Palacio's inability to bring about the changes sought by the majority of Ecuadorians, 60% of whom live below the official poverty line, combined with multiple resignations from his cabinet, many resulting from accusations of corruption, have caused his popularity to plummet.

One spark for his newly declared resolve may have been the return from Colombia of former president Lucio Gutierrez on October 15. He refused to recognise the legitimacy of Palacio's government and demanded that he be reinstated as president, and was immediately arrested for sedition.

Gutierrez, who once described himself both as a "dictocrat" and Washington's "best friend" in the region, has just published a book, titled The Coup, in which he tries to blame his overthrow on Cuban President Fidel Castro and Venezuelan President Hugo Chavez.

Gutierrez is an enthusiastic supporter of the US rulers and the Colombian elite in their 40-year war against the Colombian left-wing guerrillas and, like Colombian President Alvaro Uribe, has been accused of having of ties with drug cartels.

While Gutierrez was elected on left-wing policies, he betrayed them almost immediately after taking office in order to gain the backing of the US and the corrupt Ecuadorian business elite.

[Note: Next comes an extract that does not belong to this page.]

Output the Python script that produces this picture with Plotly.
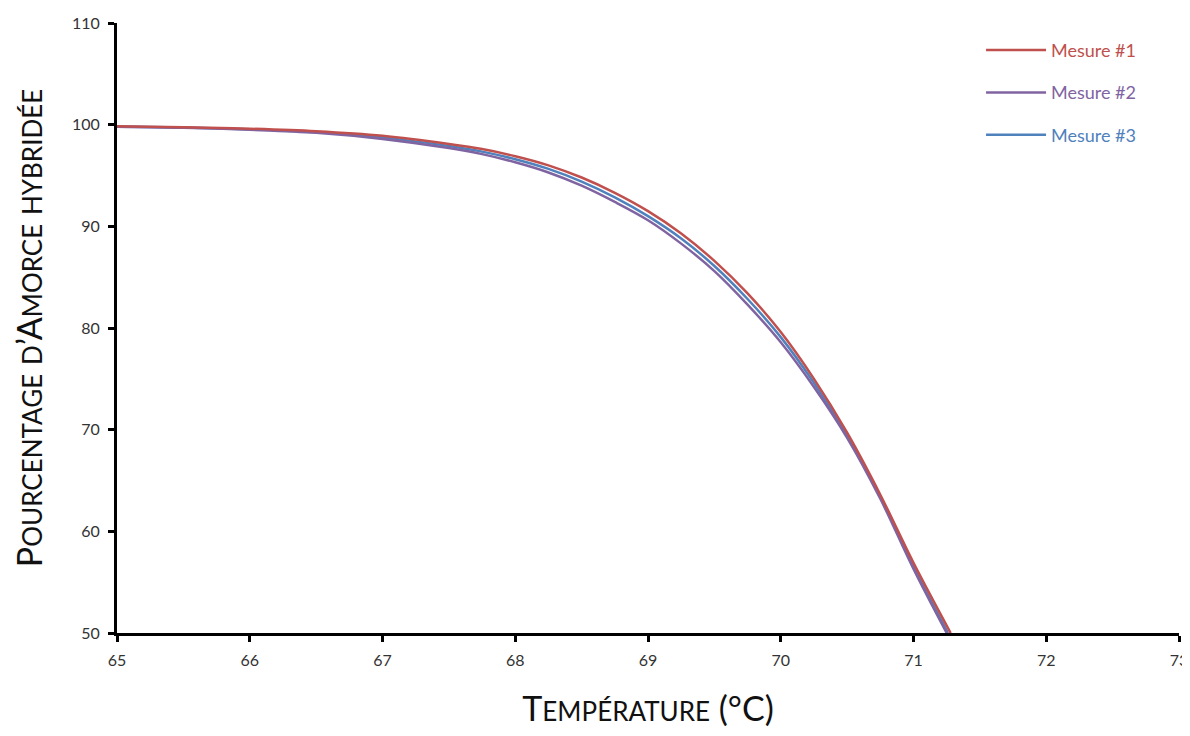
import plotly.graph_objects as go

# temperatures (°C) and % hybridised primer
temp = [65.0, 65.5, 66.0, 66.5, 67.0, 67.5, 67.75, 68.0, 68.25, 68.5, 68.75,
        69.0, 69.25, 69.5, 69.75, 70.0, 70.25, 70.5, 70.75, 71.0]
mesure_1 = [99.85, 99.75, 99.6, 99.35, 98.9, 98.1, 97.6, 96.9, 96.0, 94.8, 93.3,
            91.5, 89.3, 86.6, 83.4, 79.6, 75.0, 69.7, 63.6, 56.9]
mesure_2 = [99.8, 99.7, 99.5, 99.2, 98.6, 97.7, 97.1, 96.3, 95.3, 94.0, 92.4,
            90.6, 88.3, 85.6, 82.3, 78.6, 74.2, 69.2, 63.2, 56.3]
mesure_3 = [99.82, 99.72, 99.55, 99.27, 98.75, 97.9, 97.35, 96.6, 95.65, 94.4, 92.85,
            91.0, 88.8, 86.1, 82.85, 79.1, 74.6, 69.4, 63.4, 56.5]

# temperature where each curve reaches the 50 % floor
end_1 = 71.28
end_2 = 71.25
end_3 = 71.26
floor = 50.0

x_ticks = [65, 66, 67, 68, 69, 70, 71, 72, 73]
y_ticks = [50, 60, 70, 80, 90, 100, 110]

RED = "#C0504D"
PURPLE = "#8064A2"
BLUE = "#4F81BD"
FONT = "Lato, 'Open Sans', sans-serif"


def small_caps(text, big=34, small=26):
    out = ""
    for ch in text:
        if ch.isupper() or not ch.isalpha():
            out += f"<span style='font-size:{big}px'>{ch}</span>"
        else:
            out += f"<span style='font-size:{small}px'>{ch.upper()}</span>"
    return out


fig = go.Figure()

series = [
    ("Mesure #3", mesure_3, end_3, BLUE, 3),
    ("Mesure #2", mesure_2, end_2, PURPLE, 2),
    ("Mesure #1", mesure_1, end_1, RED, 1),
]
for name, vals, end, color, rank in series:
    fig.add_trace(
        go.Scatter(
            x=temp + [end],
            y=vals + [floor],
            name=f"<span style='color:{color}'>{name}</span>",
            mode="lines",
            line=dict(color=color, width=2.5, shape="spline", smoothing=1.0),
            legendrank=rank,
            legendgroup=name,
        )
    )

# the page body adds an 8px offset, margins are set so the plot area lands in place
fig.update_layout(
    width=1190,
    height=720,
    margin=dict(l=109, r=19, t=15, b=95),
    paper_bgcolor="white",
    plot_bgcolor="white",
    font=dict(family=FONT, color="#333333", size=16),
    showlegend=True,
    legend=dict(
        x=0.8136,
        y=0.9855,
        xanchor="left",
        yanchor="top",
        font=dict(size=18, family=FONT),
        itemwidth=60,
        tracegroupgap=16,
        bgcolor="rgba(0,0,0,0)",
    ),
)

fig.update_xaxes(
    range=[65, 73],
    tickvals=x_ticks,
    automargin=False,
    showgrid=False,
    zeroline=False,
    showline=True,
    linecolor="black",
    linewidth=3,
    ticks="outside",
    ticklen=6,
    tickwidth=3,
    tickcolor="black",
    ticklabelstandoff=5,
    ticklabeloverflow="allow",
    tickfont=dict(size=16),
    title=dict(
        text=small_caps("Température (°C)"),
        font=dict(size=34, color="#111111"),
        standoff=40,
    ),
)
fig.update_yaxes(
    range=[50, 110],
    tickvals=y_ticks,
    automargin=False,
    showgrid=False,
    zeroline=False,
    showline=True,
    linecolor="black",
    linewidth=3,
    ticks="outside",
    ticklen=6,
    tickwidth=3,
    tickcolor="black",
    ticklabelstandoff=5,
    tickfont=dict(size=16),
    title=dict(
        text=small_caps("Pourcentage d’Amorce hybridée"),
        font=dict(size=34, color="#111111"),
        standoff=31,
    ),
)

fig.write_html("out.html")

Part of the reason for the popular revolt that led to his ousting was Gutierrez' declaration of a state of emergency, during which his government forcibly dissolved the country's Supreme Court.

Many groups, particularly those representing Ecuador's indigenous Amerindians, who make up 40% of the country's 13 million inhabitants, view the proposal to elect a constituent assembly to redraft the country's constitution as an opportunity to overcome centuries of institutionalised discrimination.

On October 27, Luis Macas, the president of the Confederation of Indigenous Nationalities of Ecuador (CONAIE), issued a media statement denouncing the decision of the TSE, which is also dominated by the traditional parties of the elite.

Macas said the decision was part of a secret pact between these parties and Palacio to create a "smokescreen" to divert public attention away from Ecuador's joining of the US-backed Free Trade Area of the Americas (FTAA), due to be signed on November 22.

The CONAIE has opposed Ecuador's entry into the FTAA, arguing it will further entrench the country's economic domination by US corporations and its political subservience to Washington.